The door to the mysterious sixth hallway at North Quincy High School,

”It was fucking disgusting,” claimed Officer Nico Haylen, Quincy's favorite diabetic cop, recently put in charge of the one-man task force set forth for the purpose of tracking down the elusive Great One Killer. “I’m not exactly sure what the O’Jays were proposing in their hit song, ‘Love Train,’ but it would probably look a little like what I saw in that hallway. And I'm not one for public displays of affection---trust me---there's just something about 'em that irks me. I'm not sure if anybody's ever seen two punk rock kids making out, or not, but it's a little bit weird. It's basically like watching a homeless couple make out. There's really no difference.”

Sources present at the gathering claim that the police’s heavy-handed presence did little to deter the concert. While many of the people there attempted to keep a somewhat low profile in order to postpone the event being shutdown by cops, others where not so calm.

Joe O’Connell, a history-loving graduate of North Quincy High with a devil-may-care demeanor, was spotted by a police helicopter “firing hot clam chowder” down from the roof onto people milling around on Hancock Street below. O’Connell vanished in a cloud of smoke when officers tried apprehending him.

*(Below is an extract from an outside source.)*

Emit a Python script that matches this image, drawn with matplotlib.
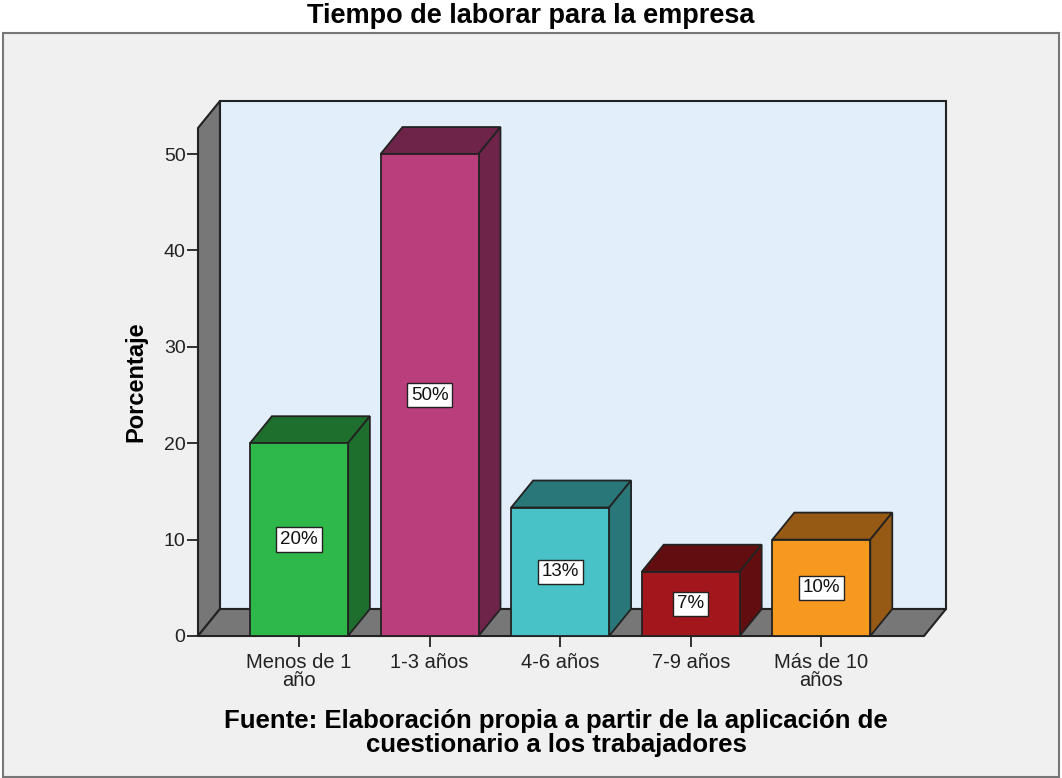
"""Tiempo de laborar para la empresa - barras 3D estilo SPSS"""
import matplotlib.pyplot as plt
from matplotlib.patches import Polygon, Rectangle

# Datos
categorias = ['Menos de 1\naño', '1-3 años', '4-6 años', '7-9 años', 'Más de 10\naños']
porcentajes = [20.0, 50.0, 13.33, 6.67, 10.0]
etiquetas = ['20%', '50%', '13%', '7%', '10%']
yticks = [0, 10, 20, 30, 40, 50]

colores = ['#2EB84A', '#BA3E7B', '#48C2C6', '#A3161B', '#F7991F']
colores_osc = ['#1E6E2E', '#6E2449', '#2A7779', '#620E10', '#975A14']

plt.rcParams['font.family'] = ['Liberation Sans', 'DejaVu Sans']

fig = plt.figure(figsize=(10.62, 7.78), dpi=100)
fig.patch.set_facecolor('white')

# marco gris del area del grafico
fig.patches.append(Rectangle((3 / 1062, 1 / 778), 1056 / 1062, 744 / 778,
                             transform=fig.transFigure, facecolor='#F0F0F0',
                             edgecolor='#777777', lw=1.5, zorder=-5))

ax = fig.add_axes([198 / 1062, 1 - 636 / 778, 726 / 1062, 508 / 778])
ax.set_zorder(1)
ax.set_xlim(-0.773, 4.786)
ax.set_ylim(0, 52.7)
ax.patch.set_visible(False)
for s in ax.spines.values():
    s.set_visible(False)

# profundidad (en unidades de datos)
dx, dy = 0.168, 2.8
x0, x1 = ax.get_xlim()
ytop = ax.get_ylim()[1]
ec = '#222222'

# pared de fondo
ax.add_patch(Polygon([(x0 + dx, dy), (x1 + dx, dy), (x1 + dx, ytop + dy), (x0 + dx, ytop + dy)],
                     closed=True, facecolor='#E2EEFA', edgecolor=ec, lw=1.5, clip_on=False, zorder=1))
# pared izquierda
ax.add_patch(Polygon([(x0, 0), (x0 + dx, dy), (x0 + dx, ytop + dy), (x0, ytop)],
                     closed=True, facecolor='#777777', edgecolor=ec, lw=1.5, clip_on=False, zorder=2))
# piso
ax.add_patch(Polygon([(x0, 0), (x1, 0), (x1 + dx, dy), (x0 + dx, dy)],
                     closed=True, facecolor='#777777', edgecolor=ec, lw=1.5, clip_on=False, zorder=2))

w = 0.75
for i, (v, c, cd, lab) in enumerate(zip(porcentajes, colores, colores_osc, etiquetas)):
    l, r = i - w / 2, i + w / 2
    ax.add_patch(Polygon([(l, v), (r, v), (r + dx, v + dy), (l + dx, v + dy)],
                         closed=True, facecolor=cd, edgecolor=ec, lw=1.3, clip_on=False, zorder=3))
    ax.add_patch(Polygon([(r, 0), (r + dx, dy), (r + dx, v + dy), (r, v)],
                         closed=True, facecolor=cd, edgecolor=ec, lw=1.3, clip_on=False, zorder=3))
    ax.bar(i, v, width=w, color=c, edgecolor=ec, lw=1.3, zorder=4)
    ax.text(i, v / 2, lab, ha='center', va='center', fontsize=13.5, color='#111111', zorder=5,
            bbox=dict(boxstyle='square,pad=0.2', facecolor='white', edgecolor='#222222', lw=1))

ax.set_yticks(yticks)
ax.set_xticks(range(len(categorias)))
ax.set_xticklabels(categorias, fontsize=14.5, color='#222222', linespacing=0.95)
ax.tick_params(axis='y', length=8, width=1.3, color='#222222', labelsize=14,
               labelcolor='#222222', pad=1)
ax.tick_params(axis='x', length=8, width=1.3, color='#222222', pad=4)
ax.set_ylabel('Porcentaje', fontsize=17, fontweight='bold', labelpad=12)

fig.text(531 / 1062, 1 - 16 / 778, 'Tiempo de laborar para la empresa', ha='center', va='center',
         fontsize=19.5, fontweight='bold')
fig.text(556 / 1062, 1 - 733 / 778,
         'Fuente: Elaboración propia a partir de la aplicación de\ncuestionario a los trabajadores',
         ha='center', va='center', fontsize=18.5, fontweight='bold', linespacing=1.0)

fig.savefig('out.png', dpi=100, facecolor=fig.get_facecolor())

Springa, former vocalist for renowned Boston hardcore band, SSD, was arrested in the high school’s front parking lot after being repeatedly mistaken for both Beetlejuice and Bobcat Goldthwait, and refusing to sign autographs.

Former KGB operative and recent KFC customer, YoYo Stah of the Merrymount section of Quincy, was issued repeated warnings to stop revving a motorcycle loudly on the inside 2nd floor bridge of the school. Stah later acquiesced and promised to "keep it under twenty miles-per-hour,” as neighbors were trying to sleep. He was also issued a citation for dragging the body of a dead horse around inside a school zone.

While first reports estimated attendance at the illegal concert to be in the hundreds, it was later revealed that much of the city's population had attended at one point, or another, during the night. This is rumored to have been the cause of much anger and resentment from Mayor Koch’s office as the mayor and his top aide were visibly upset for not having been invited at all.

Author's Note: The Quincy Scallion is in no way affiliated with North Quincy High School, and chooses to remain impartial when it comes to schools. Therefore, we wish both the North Quincy High School Red Raiders and the Quincy High School Presidents an excellent upcoming football season. In the immortal words of Peaches, who just happens to be one of the most shameless and disgusting whores I have ever seen in my entire life, "Stay in school, cuz it's the best."

5 comments:

3F1L4ZDN0M41D said...

You left that Slapshot cd in my car yo

sweden said...

That's what all the hallways looked like back in my drug days..

slow pussy said...

Good story but a more pressing matter is the current display of Quincy culture by a group called Wasted Talent. Check out their video on YouTube called...ready..."Khed." Khed as in kid. Is it a raping of Quincy culture or is it homage? I don't know but I'm kinda angry.

Steven said...

I checked out the "khed" video. It's someone named Paul Foley and Nabo from the Porn Theater Ushers who is a pretty good khed.

Anonymous said...

I cant believe YoYo Stah was on site for this one, a truely unique event thanks for the coverage Scallion.